Parte II: A Estrada de Pedrinhas
Hoje, sentada na minha mesa no escritório, eu fiz as contas de final de ano. E lembrei que ano passado, eu disse que passaria esse ano novo na praia. Esse ano novo não vou poder ir à praia, mas quem sabe no próximo...
[...]
No calor do Rio de Janeiro em janeiro, eu andava de chinelos por uma estrada de pedrinhas.
Eu tinha passado a noite anterior dormindo no pilotis de um prédio, com pessoas fumando e tocando violão. Eu não fumava nem tocava violão.
Minhas duas amigas que tinham ido pra praia comigo, pareciam incrédulas. Eu conseguia ver o medo nos olhos delas. Mas eu não conseguia sentir medo. Eu sentia meu sangue correndo quente pelas minhas veias. Sentia a brisa do mar fazendo carinhos na minha pele.
Na mesma noite que dormimos no pilotis, eu fui abandonada na praia. Eu tinha duas malas de mão, alguns centavos e minha carteira de identidade. Uns 17 anos. Pouca ou nenhuma noção de como voltar para casa. Parecia uma grande piada.
Uma das minhas amigas pediu para que nossa carona - que conhecemos no mesmo dia - a deixasse na rodoviária. Ela entrou no ônibus e partiu. Nunca mais nos falamos.
Então ficamos só nós duas. "Meu pai mora na cidade ao lado". E fomos para lá. Tinham anos que eles não se viam. Nós dormimos numa casa que poderia ter caído sobre nós a qualquer momento. Em colchões comidos pelas traças. Ninguém sentiu minha falta em casa.

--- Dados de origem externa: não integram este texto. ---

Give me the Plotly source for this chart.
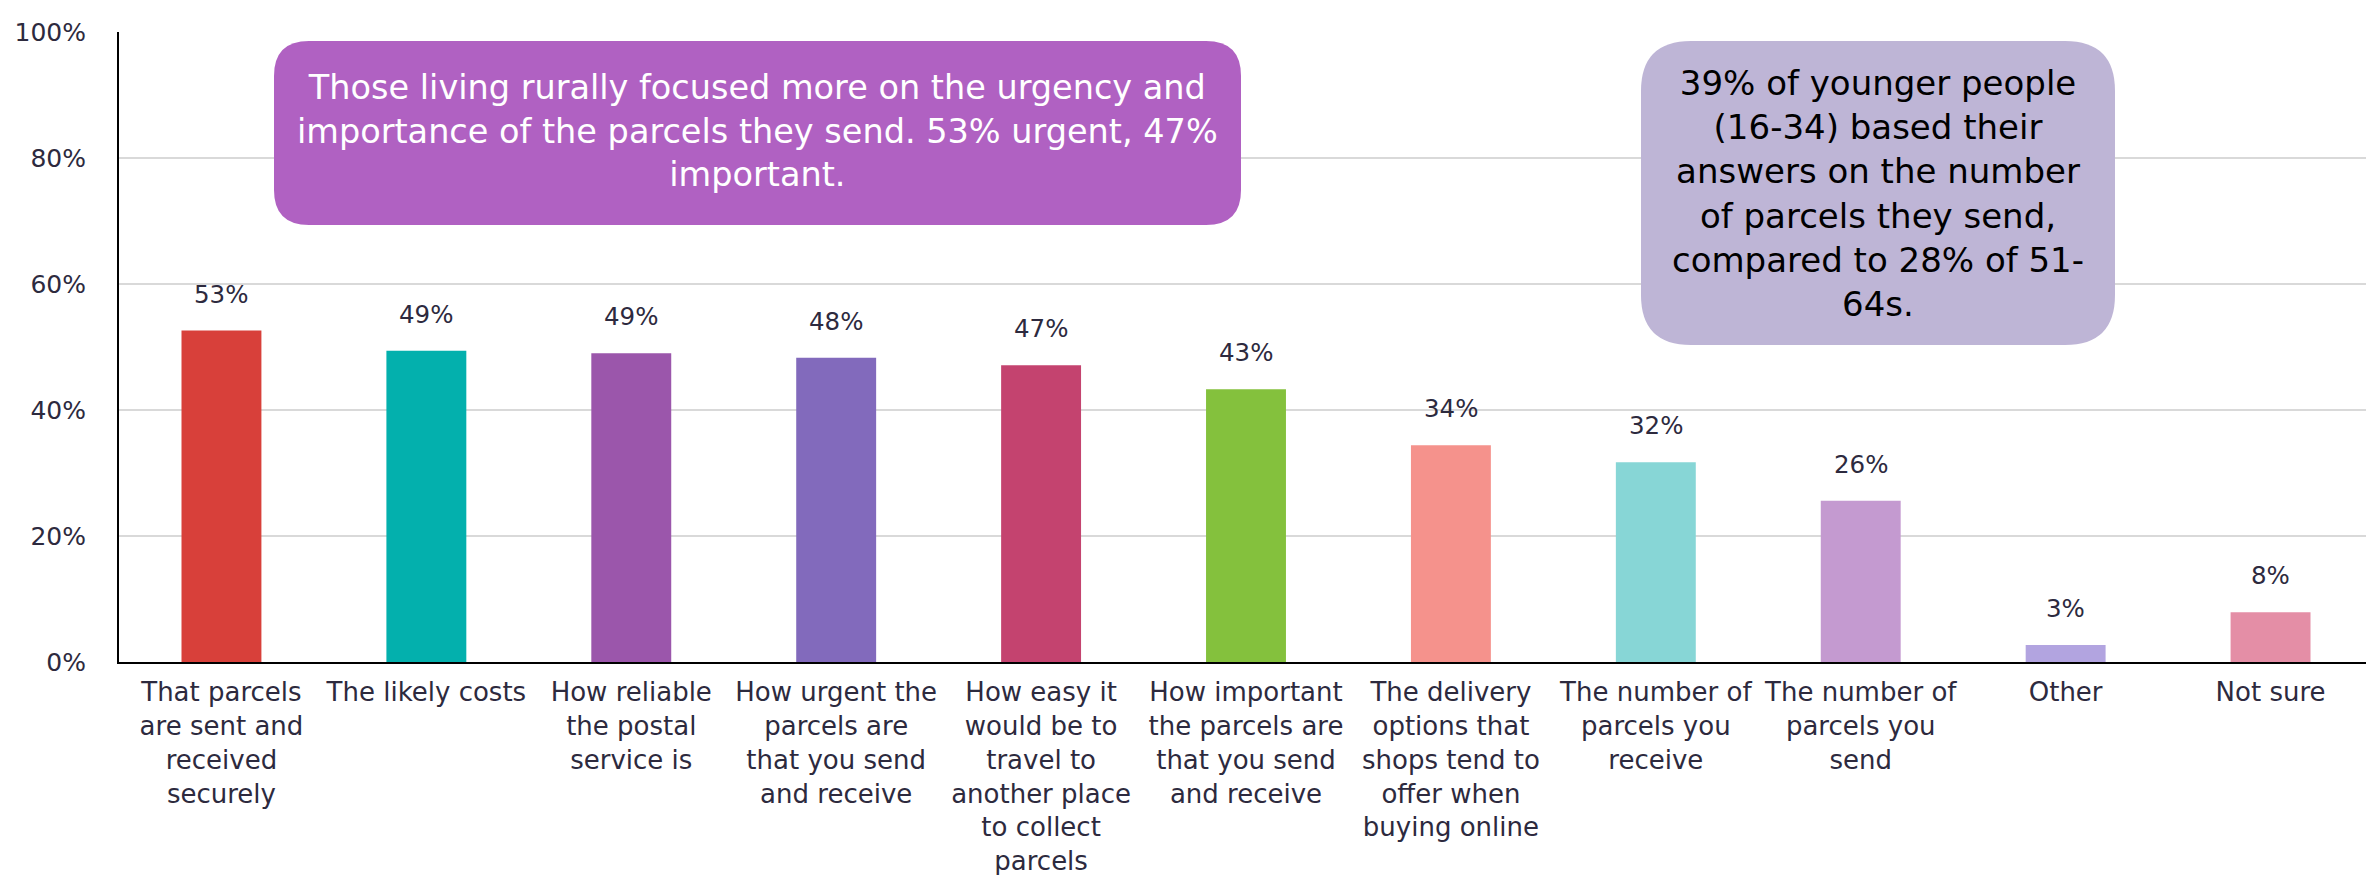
import plotly.graph_objects as go

categories = [
    "That parcels are sent and received securely",
    "The likely costs",
    "How reliable the postal service is",
    "How urgent the parcels are that you send and receive",
    "How easy it would be to travel to another place to collect parcels",
    "How important the parcels are that you send and receive",
    "The delivery options that shops tend to offer when buying online",
    "The number of parcels you receive",
    "The number of parcels you send",
    "Other",
    "Not sure",
]
tick_labels = [
    "That parcels<br>are sent and<br>received<br>securely",
    "The likely costs",
    "How reliable<br>the postal<br>service is",
    "How urgent the<br>parcels are<br>that you send<br>and receive",
    "How easy it<br>would be to<br>travel to<br>another place<br>to collect<br>parcels",
    "How important<br>the parcels are<br>that you send<br>and receive",
    "The delivery<br>options that<br>shops tend to<br>offer when<br>buying online",
    "The number of<br>parcels you<br>receive",
    "The number of<br>parcels you<br>send",
    "Other",
    "Not sure",
]
values = [52.6, 49.4, 49.0, 48.3, 47.1, 43.3, 34.4, 31.7, 25.6, 2.7, 7.9]
value_labels = ["53%", "49%", "49%", "48%", "47%", "43%", "34%", "32%", "26%", "3%", "8%"]
bar_colors = ["#D8403A", "#03B0AD", "#9B56AB", "#826ABC", "#C4436F", "#84C13D",
              "#F5928C", "#87D6D6", "#C49AD0", "#B2A4E0", "#E48EA6"]
y_ticks = [0, 20, 40, 60, 80, 100]
y_tick_text = ["0%", "20%", "40%", "60%", "80%", "100%"]

W, H = 2374, 875
ML, MR, MT, MB = 111, 9, 24, 221
PW, PH = W - ML - MR, H - MT - MB

TEXT = "#2D2A3E"
FONT = "DejaVu Sans, Verdana, sans-serif"

fig = go.Figure()
fig.add_trace(go.Bar(
    x=categories, y=values, marker=dict(color=bar_colors, line=dict(width=0)),
    hoverinfo="skip", showlegend=False,
))

for c, v, t in zip(categories, values, value_labels):
    fig.add_annotation(x=c, y=v, text=t, showarrow=False, xanchor="center", yanchor="bottom",
                       yshift=20, font=dict(family=FONT, size=24.5, color=TEXT))


def px2paper(x, y):
    return (x - ML) / PW, (MT + PH - y) / PH


def rounded_path(x0, y0, x1, y1, r):
    rx, ry = r / PW, r / PH
    X0, Y0 = px2paper(x0, y1)  # bottom-left
    X1, Y1 = px2paper(x1, y0)  # top-right
    return (f"M {X0+rx},{Y0} L {X1-rx},{Y0} Q {X1},{Y0} {X1},{Y0+ry} "
            f"L {X1},{Y1-ry} Q {X1},{Y1} {X1-rx},{Y1} "
            f"L {X0+rx},{Y1} Q {X0},{Y1} {X0},{Y1-ry} "
            f"L {X0},{Y0+ry} Q {X0},{Y0} {X0+rx},{Y0} Z")


box1 = (266, 33, 1233, 217, 35)
box2 = (1633, 33, 2107, 337, 50)
fig.add_shape(type="path", xref="paper", yref="paper", path=rounded_path(*box1),
              fillcolor="#B061C2", line=dict(width=0), layer="above")
fig.add_shape(type="path", xref="paper", yref="paper", path=rounded_path(*box2),
              fillcolor="#BEB5D6", line=dict(width=0), layer="above")

cx, cy = px2paper((box1[0] + box1[2]) / 2, 123)
fig.add_annotation(xref="paper", yref="paper", x=cx, y=cy, xanchor="center", yanchor="middle",
                   showarrow=False,
                   text="Those living rurally focused more on the urgency and<br>"
                        "importance of the parcels they send. 53% urgent, 47%<br>important.",
                   align="center", font=dict(family=FONT, size=33.5, color="#FFFFFF"))
cx, cy = px2paper((box2[0] + box2[2]) / 2, 186)
fig.add_annotation(xref="paper", yref="paper", x=cx, y=cy, xanchor="center", yanchor="middle",
                   showarrow=False,
                   text="39% of younger people<br>(16-34) based their<br>answers on the number<br>"
                        "of parcels they send,<br>compared to 28% of 51-<br>64s.",
                   align="center", font=dict(family=FONT, size=34, color="#000000"))

fig.update_layout(
    width=W, height=H, margin=dict(l=ML, r=MR, t=MT, b=MB, autoexpand=False),
    paper_bgcolor="white", plot_bgcolor="white", bargap=0.61,
    font=dict(family=FONT, color=TEXT),
)
fig.update_xaxes(
    type="category", tickvals=categories, ticktext=tick_labels, tickangle=0,
    tickfont=dict(family=FONT, size=26, color=TEXT),
    showline=True, linecolor="#000000", linewidth=2, showgrid=False,
    ticks="", ticklabelstandoff=6, fixedrange=True,
)
fig.update_yaxes(
    range=[0, 100], tickvals=y_ticks, ticktext=y_tick_text,
    tickfont=dict(family=FONT, size=25, color=TEXT),
    showline=True, linecolor="#000000", linewidth=2,
    showgrid=True, gridcolor="#D9D9D9", gridwidth=2, zeroline=False,
    ticks="", ticklabelstandoff=26, fixedrange=True,
)

fig.write_html("out.html")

Na estrada de pedrinhas, eu liguei para o meu pai. Contei a ele o que havia acontecido. Ele me disse que ficaria tudo bem.
Mas minha amiga precisava de voltar para casa. E eu não tinha nem casa para voltar. "Você pode ficar lá em casa". Eu sabia que podia. Mas também não sabia o que fazer.
Uma vez me disseram que eu tinha alguns parentes que moravam no Rio. Liguei para uma tia-avó - com quem eu nunca tinha conversado - e apareci em Marechal Hermes, no meio do verão, com uma mala de mão.
Lembro que na época eu pintava os cabelos de vermelho e tomava bastante sol.
A casa dessa tia parecia uma casa equipada para pessoas cegas. Mas só ela morava lá. Tinha um quarto cuja porta sempre ficava fechada. Eu nunca quis saber o que tinha lá dentro.
Os netos dessa tia me levavam para a praia e tentavam me distrair. Ninguém havia notado minha ausência.
O sangue ainda corria quente pelas minhas veias e eu sentia todo meu corpo pulsar. No calor do verão, meu corpo, incandescente, brilhava pelas ruas. E eu sentia um cheiro de fumaça de cigarro, mesmo que ninguém na casa da tia Isaura fumasse.
Um dia recebi um telefonema. Na mesma estrada de pedrinhas. E tive que voltar. Mas falei com a tia que não era definitivo, que eu só ia buscar umas coisas. Anos se passaram. Eu nunca mais voltei ao Rio. Mas, certamente, nunca mais fui a mesma.